REQUIRED TASK: Set aside the pictures and output only the lines from the one containing "Rebuild this diagram" up to and including the one containing "(worker) -- (stop);".

Charts and diagrams as code:
↓
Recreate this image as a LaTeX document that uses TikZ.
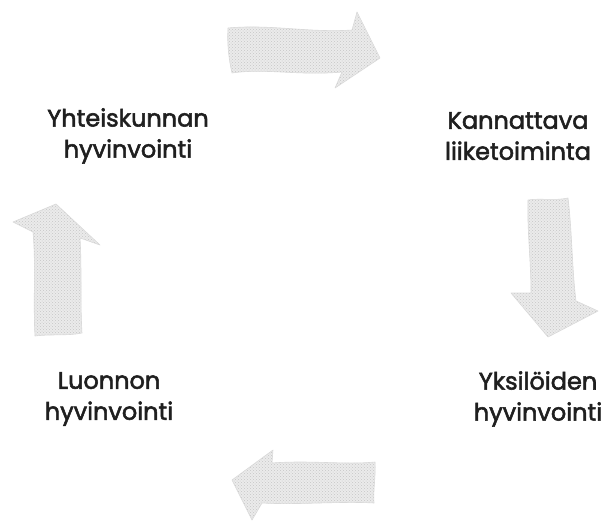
\documentclass[tikz,border=0pt]{standalone}
\usepackage{fontspec}
\setmainfont{Poppins}
\newfontfamily\lblfont{Poppins}[FakeBold=2.2]
\usetikzlibrary{patterns}
\begin{document}
\begin{tikzpicture}[x=1pt,y=-1pt,
  arrowshape/.style={preaction={fill=gray!16}, pattern=crosshatch dots, pattern color=gray!45, draw=gray!30, line width=0.6pt, line join=round},
  label/.style={font=\lblfont\fontsize{24}{31}\selectfont, align=center, text=black!88, inner sep=0pt}]
\useasboundingbox (0,0) rectangle (602,520);
% top arrow (pointing right)
\path[arrowshape] (228,28) .. controls (270,24) and (310,33) .. (352,30)
  -- (357,12) -- (380,58) -- (335,88) -- (342,72)
  .. controls (300,76) and (265,68) .. (232,73)
  .. controls (229,60) and (227,45) .. (228,28) -- cycle;
% right arrow (pointing down)
\path[arrowshape] (528,200) .. controls (540,198) and (555,201) .. (568,198)
  .. controls (572,230) and (572,270) .. (576,301)
  -- (598,311) -- (548,337) -- (511,293) -- (531,293)
  .. controls (531,260) and (527,230) .. (528,200) -- cycle;
% bottom arrow (pointing left)
\path[arrowshape] (375,462) .. controls (376,475) and (373,490) .. (374,503)
  .. controls (340,501) and (300,505) .. (262,503)
  -- (252,520) -- (232,480) -- (273,450) -- (272,463)
  .. controls (310,460) and (345,465) .. (375,462) -- cycle;
% left arrow (pointing up)
\path[arrowshape] (35,336) .. controls (50,334) and (68,336) .. (82,333)
  .. controls (80,300) and (82,270) .. (80,238)
  -- (100,245) -- (56,204) -- (13,222) -- (33,232)
  .. controls (36,265) and (33,300) .. (35,336) -- cycle;
% labels
\node[label] (yht) at (128,136) {Yhteiskunnan\\hyvinvointi};
\node[label] (kan) at (518,136) {Kannattava\\liiketoiminta};
\node[label] (luo) at (109,399) {Luonnon\\hyvinvointi};
\node[label] (yks) at (538,399) {Yksilöiden\\hyvinvointi};
\end{tikzpicture}
\end{document}
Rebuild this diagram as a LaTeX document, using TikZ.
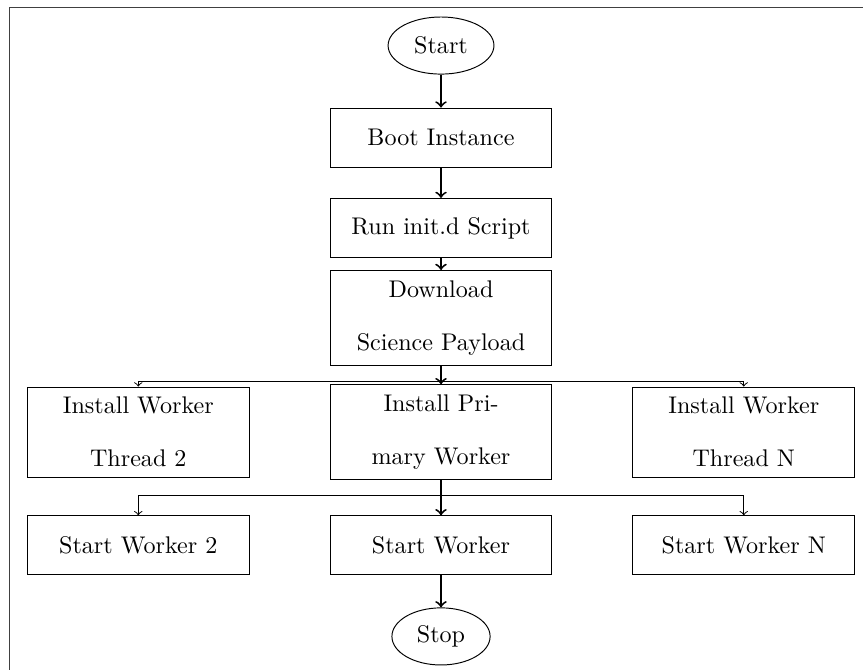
\documentclass[tikz,border=0pt]{standalone}
\usepackage{tikz}
\usetikzlibrary{positioning,shapes.geometric}

\begin{document}
\begin{tikzpicture}[
  font=\fontsize{10pt}{22pt}\selectfont,
  term/.style={draw, ellipse, minimum height=23.7pt, inner xsep=4.4pt},
  proc/.style={draw, rectangle, text width=3cm, align=center, minimum height=24.5pt, inner ysep=4.2pt},
  arr/.style={->, thick},
  branch/.style={->, thin},
  frame/.style={draw=black!75, line width=0.5pt}
]
% ---------------- main chain ----------------
\node[term] (start) {Start};
\node[proc, below=13.7pt of start] (boot) {Boot Instance};
\node[proc, below=12.6pt of boot] (initd) {Run init.d Script};
\node[proc, below=5pt of initd] (fetch) {Download\\Science Payload};
\node[proc, below=7.6pt of fetch] (primary) {Install Pri-\\mary Worker};
\node[proc, below=14.6pt of primary] (worker) {Start Worker};
\node[term, below=13.3pt of worker] (stop) {Stop};

% ---------------- side workers ----------------
\node[proc, left=33.2pt of primary] (thread2) {Install Worker\\Thread 2};
\node[proc, right=33.2pt of primary] (threadN) {Install Worker\\Thread N};
\node[proc, left=33.2pt of worker] (worker2) {Start Worker 2};
\node[proc, right=33.2pt of worker] (workerN) {Start Worker N};

\coordinate (split1) at ([yshift=-6.4pt]fetch.south);
\coordinate (split2) at ([yshift=-6.2pt]primary.south);

\draw[arr] (start) -- (boot);
\draw[arr] (boot) -- (initd);
\draw[arr] (initd) -- (fetch);
\draw[arr] (fetch) -- (primary);
\draw[branch] (split1) -| (thread2);
\draw[branch] (split1) -| (threadN);
\draw[arr] (primary) -- (worker);
\draw[branch] (split2) -| (worker2);
\draw[branch] (split2) -| (workerN);
\draw[arr] (worker) -- (stop);

% ---------------- page and frame ----------------
\useasboundingbox ([xshift=-183pt, yshift=18.9pt]start.center) rectangle ([xshift=175.1pt, yshift=-259.1pt]start.center);
\coordinate (frameTL) at ([xshift=-179pt, yshift=15.8pt]start.center);
\coordinate (frameBL) at ([xshift=-179pt, yshift=-262pt]start.center);
\coordinate (frameTR) at ([xshift=178pt, yshift=15.8pt]start.center);
\draw[frame] (frameBL) -- (frameTL) -- (frameTR);
\end{tikzpicture}
\end{document}
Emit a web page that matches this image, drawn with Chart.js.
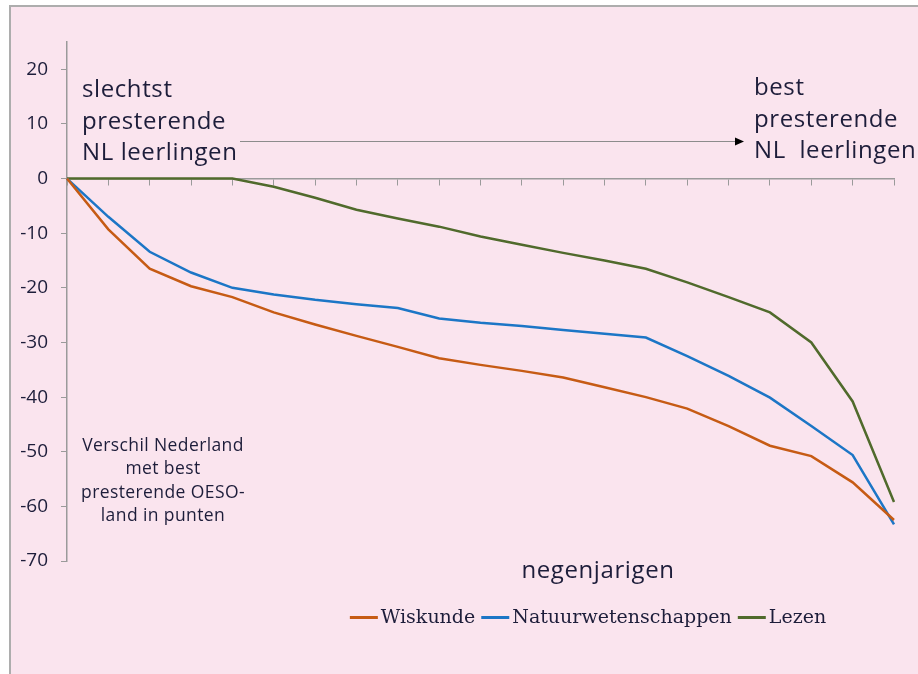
<!DOCTYPE html>
<html>
<head>
<meta charset="utf-8">
<script src="https://cdn.jsdelivr.net/npm/chart.js@4"></script>
<style>
  html, body { margin: 0; padding: 0; background: #fff; }
  #wrap { width: 918px; height: 674px; }
</style>
</head>
<body>
<div id="wrap"><canvas id="chart" width="918" height="674"></canvas></div>
<script>
// groepen leerlingen, van slechtst naar best presterend
const groepen = ["1", "2", "3", "4", "5", "6", "7", "8", "9", "10", "11", "12", "13", "14", "15", "16", "17", "18", "19", "20", "21"];

// verschil met best presterende OESO-land (punten)
const wiskunde = [0, -9.3, -16.5, -19.7, -21.7, -24.5, -26.7, -28.8, -30.8, -32.9, -34.1, -35.2, -36.4, -38.2, -40.0, -42.1, -45.3, -48.9, -50.8, -55.6, -62.5];
const natuur = [0, -7.0, -13.4, -17.2, -20.0, -21.2, -22.2, -23.0, -23.7, -25.6, -26.4, -27.0, -27.7, -28.4, -29.1, -32.5, -36.1, -40.1, -45.3, -50.6, -63.3];
const lezen = [0, 0, 0, 0, 0, -1.5, -3.5, -5.7, -7.3, -8.8, -10.6, -12.1, -13.6, -15.0, -16.5, -19.0, -21.7, -24.5, -30.0, -40.8, -59.2];

const yTicks = [20, 10, 0, -10, -20, -30, -40, -50, -60, -70];

const textColor = "#1d1d3a";
const pink = "#fae4ee";

// achtergrond met kader
const frame = {
  id: "frame",
  beforeDraw(chart) {
    const ctx = chart.ctx;
    ctx.save();
    ctx.fillStyle = "#ffffff";
    ctx.fillRect(0, 0, chart.width, chart.height);
    ctx.fillStyle = pink;
    ctx.fillRect(10, 6, chart.width - 10, chart.height - 6);
    ctx.strokeStyle = "#adadad";
    ctx.lineWidth = 2;
    ctx.beginPath();
    ctx.moveTo(10, chart.height);
    ctx.lineTo(10, 6);
    ctx.lineTo(chart.width, 6);
    ctx.stroke();
    ctx.restore();
  },
};

// teksten, pijl en legenda
const labels = {
  id: "labels",
  afterDraw(chart) {
    const ctx = chart.ctx;
    ctx.save();
    ctx.fillStyle = textColor;
    ctx.textBaseline = "alphabetic";

    ctx.font = '24px "Open Sans"';
    ctx.letterSpacing = "0.6px";
    ctx.textAlign = "left";
    ["slechtst", "presterende", "NL leerlingen"].forEach((t, i) => {
      ctx.fillText(t, 82, 97 + i * 31.5);
    });
    ["best", "presterende", "NL  leerlingen"].forEach((t, i) => {
      ctx.fillText(t, 754, 95 + i * 31.5);
    });

    ctx.textAlign = "center";
    ctx.fillText("negenjarigen", 598, 578);

    ctx.font = '17.5px "Open Sans"';
    ctx.letterSpacing = "0.4px";
    ["Verschil Nederland", "met best", "presterende OESO-", "land in punten"].forEach((t, i) => {
      ctx.fillText(t, 163, 451 + i * 23.4);
    });
    ctx.letterSpacing = "0px";

    // pijl
    ctx.strokeStyle = "#8c8c8c";
    ctx.lineWidth = 1.2;
    ctx.beginPath();
    ctx.moveTo(240, 141.5);
    ctx.lineTo(736, 141.5);
    ctx.stroke();
    ctx.fillStyle = "#000";
    ctx.beginPath();
    ctx.moveTo(744, 141.5);
    ctx.lineTo(735, 137.5);
    ctx.lineTo(735, 145.5);
    ctx.closePath();
    ctx.fill();

    // legenda
    ctx.font = '19px "DejaVu Serif"';
    ctx.textAlign = "left";
    const items = chart.data.datasets;
    const lineW = 28;
    const gap = 3;
    const between = 6;
    let total = 0;
    items.forEach((d, i) => {
      total += lineW + gap + ctx.measureText(d.label).width;
      if (i < items.length - 1) total += between;
    });
    let x = 588 - total / 2;
    items.forEach((d) => {
      ctx.strokeStyle = d.borderColor;
      ctx.lineWidth = 3;
      ctx.beginPath();
      ctx.moveTo(x, 617.5);
      ctx.lineTo(x + lineW, 617.5);
      ctx.stroke();
      x += lineW + gap;
      ctx.fillStyle = textColor;
      ctx.fillText(d.label, x, 623);
      x += ctx.measureText(d.label).width + between;
    });
    ctx.restore();
  },
};

new Chart(document.getElementById("chart"), {
  type: "line",
  data: {
    labels: groepen,
    datasets: [
      { label: "Wiskunde", data: wiskunde, borderColor: "#c65b14" },
      { label: "Natuurwetenschappen", data: natuur, borderColor: "#1c76c6" },
      { label: "Lezen", data: lezen, borderColor: "#506a2c" },
    ],
  },
  options: {
    responsive: false,
    animation: false,
    layout: { padding: { left: 0, top: 42, right: 24, bottom: 113 } },
    elements: {
      line: { borderWidth: 2.5, tension: 0, fill: false },
      point: { radius: 0 },
    },
    plugins: {
      legend: { display: false },
      tooltip: { enabled: false },
    },
    scales: {
      x: {
        type: "category",
        position: { y: 0 },
        offset: false,
        grid: {
          offset: false,
          drawOnChartArea: false,
          drawTicks: true,
          tickLength: 6,
          color: "#9a9a9a",
        },
        border: { color: "#9a9a9a", width: 1.5 },
        ticks: { display: false },
      },
      y: {
        min: -70,
        max: 25,
        afterBuildTicks(scale) {
          scale.ticks = yTicks.map((v) => ({ value: v }));
        },
        afterFit(scale) {
          scale.width = 67;
        },
        grid: {
          drawOnChartArea: false,
          drawTicks: true,
          tickLength: 6,
          color: "#9a9a9a",
        },
        border: { color: "#9a9a9a", width: 1.5 },
        ticks: {
          padding: 13,
          color: textColor,
          font: { family: "Open Sans", size: 19 },
          callback: (v) => String(v),
        },
      },
    },
  },
  plugins: [frame, labels],
});
</script>
</body>
</html>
↑
WORKED SOLUTION:
Rebuild this diagram as a LaTeX document, using TikZ.
\documentclass[tikz,border=0pt]{standalone}
\usepackage{tikz}
\usetikzlibrary{positioning,shapes.geometric}

\begin{document}
\begin{tikzpicture}[
  font=\fontsize{10pt}{22pt}\selectfont,
  term/.style={draw, ellipse, minimum height=23.7pt, inner xsep=4.4pt},
  proc/.style={draw, rectangle, text width=3cm, align=center, minimum height=24.5pt, inner ysep=4.2pt},
  arr/.style={->, thick},
  branch/.style={->, thin},
  frame/.style={draw=black!75, line width=0.5pt}
]
% ---------------- main chain ----------------
\node[term] (start) {Start};
\node[proc, below=13.7pt of start] (boot) {Boot Instance};
\node[proc, below=12.6pt of boot] (initd) {Run init.d Script};
\node[proc, below=5pt of initd] (fetch) {Download\\Science Payload};
\node[proc, below=7.6pt of fetch] (primary) {Install Pri-\\mary Worker};
\node[proc, below=14.6pt of primary] (worker) {Start Worker};
\node[term, below=13.3pt of worker] (stop) {Stop};

% ---------------- side workers ----------------
\node[proc, left=33.2pt of primary] (thread2) {Install Worker\\Thread 2};
\node[proc, right=33.2pt of primary] (threadN) {Install Worker\\Thread N};
\node[proc, left=33.2pt of worker] (worker2) {Start Worker 2};
\node[proc, right=33.2pt of worker] (workerN) {Start Worker N};

\coordinate (split1) at ([yshift=-6.4pt]fetch.south);
\coordinate (split2) at ([yshift=-6.2pt]primary.south);

\draw[arr] (start) -- (boot);
\draw[arr] (boot) -- (initd);
\draw[arr] (initd) -- (fetch);
\draw[arr] (fetch) -- (primary);
\draw[branch] (split1) -| (thread2);
\draw[branch] (split1) -| (threadN);
\draw[arr] (primary) -- (worker);
\draw[branch] (split2) -| (worker2);
\draw[branch] (split2) -| (workerN);
\draw[arr] (worker) -- (stop);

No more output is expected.